UK clean energy investment springs back – after sluggish 2010
Investment in the UK's clean energy sector made a strong comeback last year - growing by 35% after struggling in 2010 - with offshore wind "poised" to create significant future investments.
That is the conclusion of a new report ‘Who’s Winning the Clean Energy Race?’ by the Pew charitable trust, which revealed that investment in 2011 reached £5.89bn ($9.4bn) – up from £4.36bn ($7bn) in 2010 when it slipped from third place to thirtieth as investment fell.
However, thanks to a spurt in investment the UK has now risen back up the list to seventh place in a global ranking for clean energy investment among G20 countries – although it still lags behind the US, China, India, Germany and Italy.

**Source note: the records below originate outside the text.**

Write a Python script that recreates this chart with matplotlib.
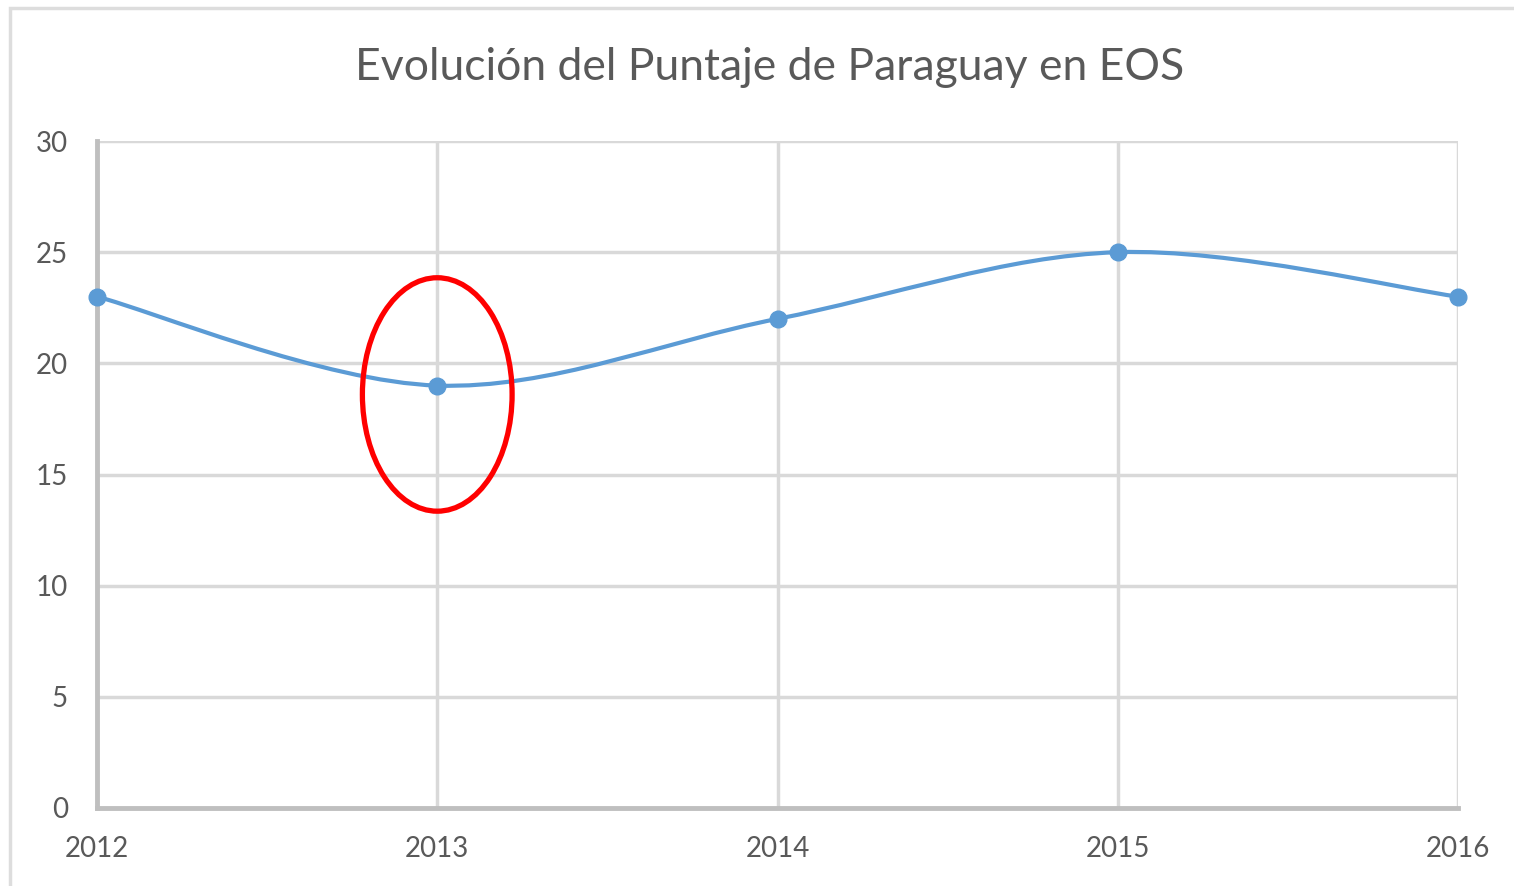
import matplotlib.pyplot as plt
import numpy as np
from matplotlib.path import Path
from matplotlib.patches import PathPatch, Ellipse, Rectangle

years = [2012, 2013, 2014, 2015, 2016]
scores = [23, 19, 22, 25, 23]
y_ticks = [0, 5, 10, 15, 20, 25, 30]
title = "Evolución del Puntaje de Paraguay en EOS"

text_color = "#595959"
line_color = "#5B9BD5"
grid_color = "#D9D9D9"

plt.rcParams['font.family'] = ['Lato', 'DejaVu Sans']

fig = plt.figure(figsize=(15.14, 8.86), dpi=100)
ax = fig.add_axes([97 / 1514, 1 - 808 / 886, (1458 - 97) / 1514, (808 - 141) / 886])

# outer chart frame (partially cropped)
fig.patches.append(Rectangle((10 / 1514, -0.1), 1.2, 1 - 8 / 886 + 0.1,
                             transform=fig.transFigure, fill=False,
                             edgecolor="#DDDDDD", lw=2.5))

ax.set_xlim(years[0], years[-1])
ax.set_ylim(0, 30)
ax.set_xticks(years)
ax.set_yticks(y_ticks)
ax.set_xticklabels([str(y) for y in years])
ax.tick_params(length=0, labelsize=20, labelcolor=text_color)
ax.tick_params(axis='x', pad=20)
ax.tick_params(axis='y', pad=21)

for y in y_ticks[1:]:
    ax.axhline(y, color=grid_color, lw=2.5, zorder=1)
for x in years[1:]:
    ax.axvline(x, color=grid_color, lw=2.5, zorder=1)

for s in ['top', 'right']:
    ax.spines[s].set_visible(False)
for s in ['left', 'bottom']:
    ax.spines[s].set_color("#BFBFBF")
    ax.spines[s].set_linewidth(3.5)

# smoothed line (Excel-style Bezier through the points)
pts = np.column_stack([years, scores]).astype(float)
verts = [tuple(pts[0])]
codes = [Path.MOVETO]
for i in range(len(pts) - 1):
    p0 = pts[i - 1] if i > 0 else pts[i]
    p1 = pts[i]
    p2 = pts[i + 1]
    p3 = pts[i + 2] if i + 2 < len(pts) else pts[i + 1]
    c1 = p1 + (p2 - p0) / 6
    c2 = p2 - (p3 - p1) / 6
    verts += [tuple(c1), tuple(c2), tuple(p2)]
    codes += [Path.CURVE4] * 3
ax.add_patch(PathPatch(Path(verts, codes), fill=False, edgecolor=line_color,
                       lw=3, zorder=3, clip_on=False))
ax.plot(years, scores, linestyle='none', marker='o', markersize=12,
        color=line_color, zorder=4, clip_on=False)

ax.add_patch(Ellipse((2013, 18.6), 0.44, 10.5, fill=False, edgecolor="#FF0000",
                     lw=3.8, zorder=5))

fig.text(770 / 1514, 1 - 68 / 886, title, ha='center', va='center',
         fontsize=32, color=text_color)

fig.savefig("out.png", dpi=100)
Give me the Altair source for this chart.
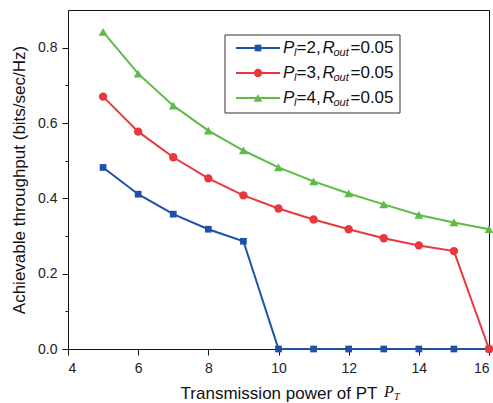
import altair as alt
import pandas as pd

x_vals = [5, 6, 7, 8, 9, 10, 11, 12, 13, 14, 15, 16]
blue_vals = [0.482, 0.411, 0.358, 0.318, 0.286, 0, 0, 0, 0, 0, 0, 0]
red_vals = [0.670, 0.577, 0.509, 0.453, 0.408, 0.373, 0.344, 0.318, 0.294, 0.275, 0.260, 0]
green_vals = [0.842, 0.731, 0.646, 0.580, 0.527, 0.482, 0.445, 0.413, 0.384, 0.356, 0.336, 0.318]
series_names = ["Pl=2", "Pl=3", "Pl=4"]
colors = ["#1f4fa8", "#e8383d", "#5dbb46"]
shapes = ["square", "circle", "triangle-up"]
sizes = [45, 70, 80]

rows = []
for name, vals in zip(series_names, [blue_vals, red_vals, green_vals]):
    for xv, yv in zip(x_vals, vals):
        rows.append({"x": xv, "y": yv, "s": name})
df = pd.DataFrame(rows)

W, H = 421, 339
xscale = alt.Scale(domain=[4, 16], nice=False, zero=False)
yscale = alt.Scale(domain=[0, 0.9], nice=False)

tick_cond_x = {"condition": {"test": "datum.value % 2 == 1", "value": 3}, "value": 6}
tick_cond_y = {"condition": {"test": "round(datum.value*10) % 2 == 1", "value": 3}, "value": 6}

xaxis = alt.Axis(values=list(range(4, 17)), labelExpr="datum.value % 2 == 0 ? datum.label : ''",
                 tickSize=tick_cond_x, title="Transmission power of PT", grid=False,
                 labelFontSize=14, titleFontSize=17, titleFontWeight="normal",
                 labelColor="#222", titleColor="#111", domainColor="#111", tickColor="#111",
                 labelPadding=6, titlePadding=10, labelFont="Liberation Sans", titleFont="Liberation Sans")
yaxis = alt.Axis(values=[0, 0.1, 0.2, 0.3, 0.4, 0.5, 0.6, 0.7, 0.8],
                 labelExpr="round(datum.value*10) % 2 == 0 ? format(datum.value, '.1f') : ''",
                 tickSize=tick_cond_y, title="Achievable throughput (bits/sec/Hz)", grid=False,
                 labelFontSize=14, titleFontSize=17, titleFontWeight="normal",
                 labelColor="#222", titleColor="#111", domainColor="#111", tickColor="#111",
                 labelPadding=5, titlePadding=9, labelFont="Liberation Sans", titleFont="Liberation Sans")

layers = []
for name, c, sh, sz in zip(series_names, colors, shapes, sizes):
    d = df[df.s == name]
    base = alt.Chart(d)
    layers.append(base.mark_line(color=c, strokeWidth=2).encode(
        x=alt.X("x:Q", scale=xscale, axis=xaxis),
        y=alt.Y("y:Q", scale=yscale, axis=yaxis)))
    layers.append(base.mark_point(color=c, filled=True, opacity=1, shape=sh, size=sz).encode(
        x=alt.X("x:Q", scale=xscale), y=alt.Y("y:Q", scale=yscale)))

# legend box
legend_rows_y = [48 - 10, 73 - 10, 98 - 10]
leg_df = pd.DataFrame({"k": [0]})
lg = alt.Chart(leg_df)
layers.append(lg.mark_rect(fill="white", stroke="#333", strokeWidth=1).encode(
    x=alt.value(225 - 68), x2=alt.value(400 - 68), y=alt.value(35 - 10), y2=alt.value(113 - 10)))
num_labels = ["=2,", "=3,", "=4,"]
for ly, c, sh, sz, nl in zip(legend_rows_y, colors, shapes, sizes, num_labels):
    layers.append(lg.mark_rule(color=c, strokeWidth=2).encode(
        x=alt.value(236 - 68), x2=alt.value(280 - 68), y=alt.value(ly)))
    layers.append(lg.mark_point(color=c, filled=True, opacity=1, shape=sh, size=sz).encode(
        x=alt.value(258 - 68), y=alt.value(ly)))
    tx = 283 - 68
    pieces = [("P", 17, "italic", 0), ("l", 11, "italic", 5), (nl, 17, "normal", 0),
              ("R", 17, "italic", 0), ("out", 11, "italic", 5), ("=0.05", 17, "normal", 0)]
    offs = [0, 11, 13.5, 39.5, 50.5, 67.5]
    for (t, fs, st, dy), o in zip(pieces, offs):
        layers.append(lg.mark_text(text=t, fontSize=fs, fontStyle=st, align="left", baseline="middle",
                                   font="Liberation Sans", color="#111").encode(
            x=alt.value(tx + o), y=alt.value(ly + dy)))

# P_T in x title
layers.append(lg.mark_text(text="P", fontSize=16, fontStyle="italic", font="Liberation Serif",
                           align="left", baseline="alphabetic", color="#111").encode(
    x=alt.value(384 - 68), y=alt.value(397 - 10)))
layers.append(lg.mark_text(text="T", fontSize=10, fontStyle="italic", font="Liberation Serif",
                           align="left", baseline="alphabetic", color="#111").encode(
    x=alt.value(394 - 68), y=alt.value(400 - 10)))

chart = alt.layer(*layers).properties(
    width=W, height=H,
    autosize=alt.AutoSizeParams(type="none"),
    padding={"left": 68, "top": 10, "right": 4, "bottom": 54},
    background="white",
).configure_view(stroke="#111", strokeWidth=1)

chart.save("out.html", embed_options={"renderer": "svg", "actions": False})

Growth in the UK’s investment is thought to have been largely driven largely by a 10-fold increase in solar energy investments, which rose to £3.1bn ($4.8bn) and helped finance the installation of more than 300MW of power in 2011.
In addition, offshore wind turbine development has been credited with helping to generate £1.44bn ($2.3bn) worth of investment and 900MW of capacity in the wind sector.
According to Pew clean energy program director Phyllis Cuttino, although “solar investment saw the most significant growth in the UK, offshore wind is poised for significant future investments and capacity additions”.
She continued: “In part, investment growth in the United Kingdom can be attributed to investors initiating new projects before policy incentives are curtailed. To maintain growth, the UK must provide consistent, long-term market signals that provide certainty to investors.”
Concerns have been raised however, that cuts and delays to schemes, such as the feed-in tariff (FITs) and renewable heat projects could hamper the attractiveness of the UK for investors.
Last year, the Confederation of British Industry (CBI) published research warning that “uncertainty” the UK’s renewable sector is “crippling” investment by businesses.
Global investment in the clean energy sector increased by 6.5% to reach $263bn in 2011, with the US reclaiming the top spot from China by attracting $48bn in investment – with its solar sector alone attracting $11.3bn.
However, the report suggests that with $45.5bn in private investments, China is likely to remain a “hub of clean energy activity” as it continues to dominated wind energy investment and deployment, as well as wind and solar manufacturing.
Germany scooped third place at $30.6bn – although investment was down 5% on its 2010 levels of $32.1bn as a result of reduction in FITs subsidy. This helped Italy close the gap, with investment rising by 38% to $28bn – up from $20.2bn the year before.